Le lait à l’abattoir dans les nouvelles normes?

Si le Guide alimentaire canadien prescrivait autrefois de consommer un tel nombre de portions de chaque aliment quotidiennement, la nouvelle version recommande plutôt d’opter pour une alimentation variée. Les fruits et les légumes, tout comme les aliments protéinés sont donc conseillés en grande quantité, tandis que l’on suggère de laisser de côté ceux qui sont riches en sodium, en sucres ou en gras saturés, un constat alarmant pour l’industrie laitière.

Voilà d’ailleurs qui inquiète à un autre niveau Richard Bouchard, qui représente les producteurs de la région. En effet, le gouvernement libéral fédéral élabore présentement un système d’étiquetage destiné à faciliter les choix alimentaires des Canadiens. Ce dernier prévoit notamment, d’ici la fin de son mandat, l’identification des produits contenant trop de sucres, de gras ou de sels, une mesure qui pourrait laisser une mauvaise image des produits laitiers, selon lui.
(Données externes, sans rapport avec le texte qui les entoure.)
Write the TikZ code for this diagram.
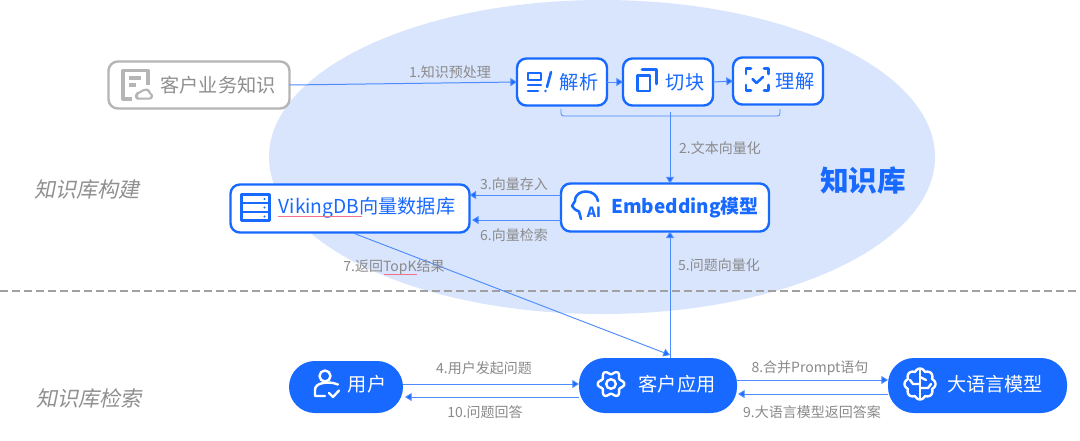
\documentclass[tikz,border=0pt]{standalone}
\usepackage{fontspec}
\setmainfont{Noto Sans CJK SC}
\newfontfamily\slantcjk[FakeSlant=0.2]{Noto Sans CJK SC}
\usetikzlibrary{arrows.meta}
\definecolor{brand}{HTML}{1769FF}
\definecolor{halo}{HTML}{D9E5FD}
\definecolor{linkc}{HTML}{4D8BFF}
\definecolor{labelc}{HTML}{8A8A8A}
\definecolor{srcgray}{HTML}{B5B5B5}
\definecolor{headgray}{HTML}{8F8F8F}
\definecolor{squiggle}{HTML}{F4708C}
\tikzset{
  card/.style={draw=brand,line width=1.8pt,fill=white,rounded corners=7pt,inner sep=0pt,outer sep=0pt},
  srccard/.style={card,draw=srcgray},
  pill/.style={fill=brand,rounded corners=19.5pt,inner sep=0pt,outer sep=0pt},
  cardtext/.style={text=brand,font=\fontsize{14.4pt}{16pt}\selectfont,inner sep=0pt},
  pilltext/.style={text=white,font=\fontsize{14.4pt}{16pt}\selectfont,inner sep=0pt},
  lab/.style={text=labelc,font=\fontsize{10.5pt}{12pt}\selectfont,inner sep=0pt},
  link/.style={draw=linkc,line width=0.75pt,-{Triangle[length=5pt,width=6pt,fill=brand]}},
  plainlink/.style={draw=linkc,line width=0.6pt},
  ico/.style={draw=brand,line width=1.9pt,line cap=round,line join=round},
  wico/.style={draw=white,line width=1.8pt,line cap=round,line join=round},
  gico/.style={draw=srcgray,line width=2.4pt,line join=round},
}
\begin{document}
\begin{tikzpicture}[x=0.75pt,y=-0.75pt]
\useasboundingbox (0,0) rectangle (1080,440);
\fill[white] (0,0) rectangle (1080,440);
\fill[halo] (602,157) ellipse [x radius=333,y radius=157];
\draw[headgray!85,line width=1.2pt,dash pattern=on 6pt off 3pt] (0,291) -- (1080,291);

% boxes
\node[srccard,minimum width=181*0.75pt,minimum height=47*0.75pt] (src) at (199,85) {};
\node[card,minimum width=90*0.75pt,minimum height=47*0.75pt] (jx) at (562,82) {};
\node[card,minimum width=90*0.75pt,minimum height=47*0.75pt] (qk) at (668,82) {};
\node[card,minimum width=90*0.75pt,minimum height=47*0.75pt] (lj) at (778,81) {};
\node[card,minimum width=239*0.75pt,minimum height=48*0.75pt] (vdb) at (350,208.5) {};
\node[card,minimum width=208*0.75pt,minimum height=48*0.75pt] (emb) at (665,207.5) {};
\node[pill,minimum width=114*0.75pt,minimum height=52*0.75pt] (usr) at (346,387) {};
\node[pill,minimum width=158*0.75pt,minimum height=55*0.75pt] (app) at (658,385.5) {};
\node[pill,minimum width=179*0.75pt,minimum height=55*0.75pt] (llm) at (977.5,385.5) {};

% connectors
\draw[link] (src.east) -- (jx.west);
\draw[link] (jx.east) -- (qk.west);
\draw[link] (qk.east) -- (lj.west);
\coordinate (brl) at (561,109);
\coordinate (brr) at (780,109);
\coordinate (brm) at (670,112);
\coordinate (brj) at (670,116);
\draw[plainlink,rounded corners=2pt] (brl) -- (561,116) -- (780,116) -- (brr);
\draw[plainlink] (brm) -- (brj);
\draw[link] (brj) -- (brj |- emb.north);
\draw[link] (emb.west |- 0,195) -- (vdb.east |- 0,195);
\draw[link] (emb.west |- 0,220) -- (472,220);
\draw[link] (brj |- app.north) -- (brj |- emb.south);
\coordinate (sevenA) at (353,233);
\coordinate (sevenB) at (670,355);
\draw[link,line width=0.7pt] (sevenA) -- (sevenB);
\draw[link] (usr.east |- 0,384) -- (app.west |- 0,384);
\draw[link] (app.west |- 0,397) -- (405,397);
\draw[link] (app.east |- 0,380) -- (llm.west |- 0,380);
\draw[link] (llm.west |- 0,394) -- (738,394);

% box text
\node[cardtext,text=headgray,anchor=center] (srct) at (218,85) {客户业务知识};
\node[cardtext] (jxt) at (579,82) {解析};
\node[cardtext] (qkt) at (685,82) {切块};
\node[cardtext] (ljt) at (795,81) {理解};
\node[cardtext] (vdbt) at (367,208) {VikingDB向量数据库};
\node[cardtext,font=\fontsize{14.2pt}{16pt}\selectfont\bfseries] (embt) at (685,208) {Embedding模型};
\node[pilltext] (usrt) at (367,384) {用户};
\node[pilltext] (appt) at (677,384) {客户应用};
\node[pilltext] (llmt) at (995,384) {大语言模型};

% labels
\node[lab] (l1) at (450,72) {1.知识预处理};
\node[lab] (l2) at (720,148) {2.文本向量化};
\node[lab] (l3) at (514,184) {3.向量存入};
\node[lab] (l6) at (514,235) {6.向量检索};
\node[lab] (l7) at (394,267) {7.返回TopK结果};
\node[lab] (l5) at (719,265) {5.问题向量化};
\node[lab] (l4) at (484,368) {4.用户发起问题};
\node[lab] (l10) at (485,412) {10.问题回答};
\node[lab] (l8) at (810,368) {8.合并Prompt语句};
\node[lab] (l9) at (812,412) {9.大语言模型返回答案};
\node[text=brand,font=\fontsize{21.5pt}{24pt}\selectfont\bfseries,inner sep=0pt] (kb) at (863,181) {知识库};
\node[text=headgray,font=\fontsize{15.8pt}{18pt}\selectfont\slantcjk,inner sep=0pt] (h1) at (87,190) {知识库构建};
\node[text=headgray,font=\fontsize{15.8pt}{18pt}\selectfont\slantcjk,inner sep=0pt] (h2) at (89,398) {知识库检索};

% spell-check squiggles
\draw[squiggle,line width=0.5pt] (278,216.5) -- (362,216.5);
\draw[squiggle,line width=0.5pt] (384,274.5) -- (417,274.5);

% source icon
\draw[gico] (132,99) -- (123,99) -- (123,70.5) -- (148,70.5) -- (148,85);
\draw[gico] (129,78) -- (141,78) (129,85) -- (136,85);
\fill[srcgray] (137,99.5) to[out=180,in=270] (135,95) to[out=90,in=200] (140,91) to[out=30,in=170] (147,88.5) to[out=0,in=110] (151,93) to[out=10,in=90] (153,96.5) to[out=270,in=0] (150,99.5) -- cycle;
\fill[white] (139,97.5) to[out=180,in=270] (138,95.5) to[out=90,in=200] (141,93) to[out=30,in=170] (146,91) to[out=0,in=110] (149,94) to[out=10,in=90] (150.5,96) to[out=270,in=0] (149.5,97.5) -- cycle;

% parse icon
\draw[ico] (528,85) -- (541,85) (528,91) -- (538,91) (528,80) -- (541,80) -- (541,73) -- (528,73) -- cycle;
\draw[ico] (551,72) -- (547,87);
\fill[brand] (545.5,91) circle (1.4);

% chunk icon
\draw[ico] (637.5,75.5) rectangle (650,91);
\draw[ico] (642,69.5) -- (656.5,69.5) -- (656.5,84);

% understand icon
\draw[ico] (746,74) -- (746,68.5) -- (751,68.5) (764,68.5) -- (768.5,68.5) -- (768.5,74)
  (746,85) -- (746,90.5) -- (751,90.5) (764,90.5) -- (768.5,90.5) -- (768.5,85);
\draw[ico] (752.5,79) -- (756.5,83) -- (763,77);

% database icon
\draw[ico,line width=2.1pt] (241.5,194.5) rectangle (269.5,220.5);
\draw[ico,line width=2.1pt] (241.5,203) -- (269.5,203) (241.5,212) -- (269.5,212);
\fill[brand] (264.5,199) circle (1.2) (264.5,207.5) circle (1.2) (264.5,216.5) circle (1.2);

% AI head icon
\draw[ico] (581,219) -- (579,211.5) -- (575,209.5) -- (572,206) -- (575,201)
  .. controls (575,194) and (581,191.5) .. (586,191.5)
  .. controls (592,191.5) and (597,195) .. (598,201);
\node[text=brand,font=\fontsize{10.5pt}{11pt}\selectfont\bfseries,inner sep=0pt] (ait) at (594,212) {AI};

% user icon
\draw[wico] (325,376) circle (5.5);
\draw[wico] (338,384.5) .. controls (333,382.5) and (328,382) .. (323,383)
  .. controls (317,384) and (315,387) .. (315,390) -- (315,396) -- (325,396);
\draw[wico] (329,393) -- (333,397) -- (339,390.5);

% gear icon
\draw[wico] plot[domain=0:360,samples=97,smooth] ({611+(11.5+1.8*cos(6*\x))*cos(\x)},{384+(11.5+1.8*cos(6*\x))*sin(\x)}) -- cycle;
\draw[wico] (611,384) circle (4.8);

% brain icon
\draw[wico] plot[domain=0:360,samples=121,smooth] ({920+(13+2.5*abs(cos(4*\x)))*cos(\x)},{384+(13+2.5*abs(cos(4*\x)))*sin(\x)}) -- cycle;
\draw[wico] (920,370) -- (920,398);
\draw[wico] (920,384) -- (913,384) -- (910,380) (920,388) -- (928,388) -- (931,384) (920,377) -- (926,380);
\end{tikzpicture}
\end{document}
«L’étiquetage concernera surtout les produits transformés, mais compte tenu de sa proportion en lactose, qui est un sucre, le lait aurait été classé dans la liste des produits dangereux. En contrepartie, le yogourt, juste par l’apport de sucre des fruits qu’il contient, entrera sans doute dans cette même catégorie, déplore-t-il. Tout ce que l’on demande, c’est que les décideurs se fient aux preuves scientifiques qui démontrent l’apport nutritionnel des produits laitiers».

Les producteurs d’ici

Selon les données qu’il possède, M. Bouchard estime qu’il ne reste qu’une dizaine de fermes laitières actives sur la Côte-de-Beaupré, tandis que le territoire de l’île d’Orléans en compte une vingtaine. Il s’agit d’une nette diminution en comparaison avec les dernières décennies, où l’on retrouvait plus de 50 producteurs laitiers distincts.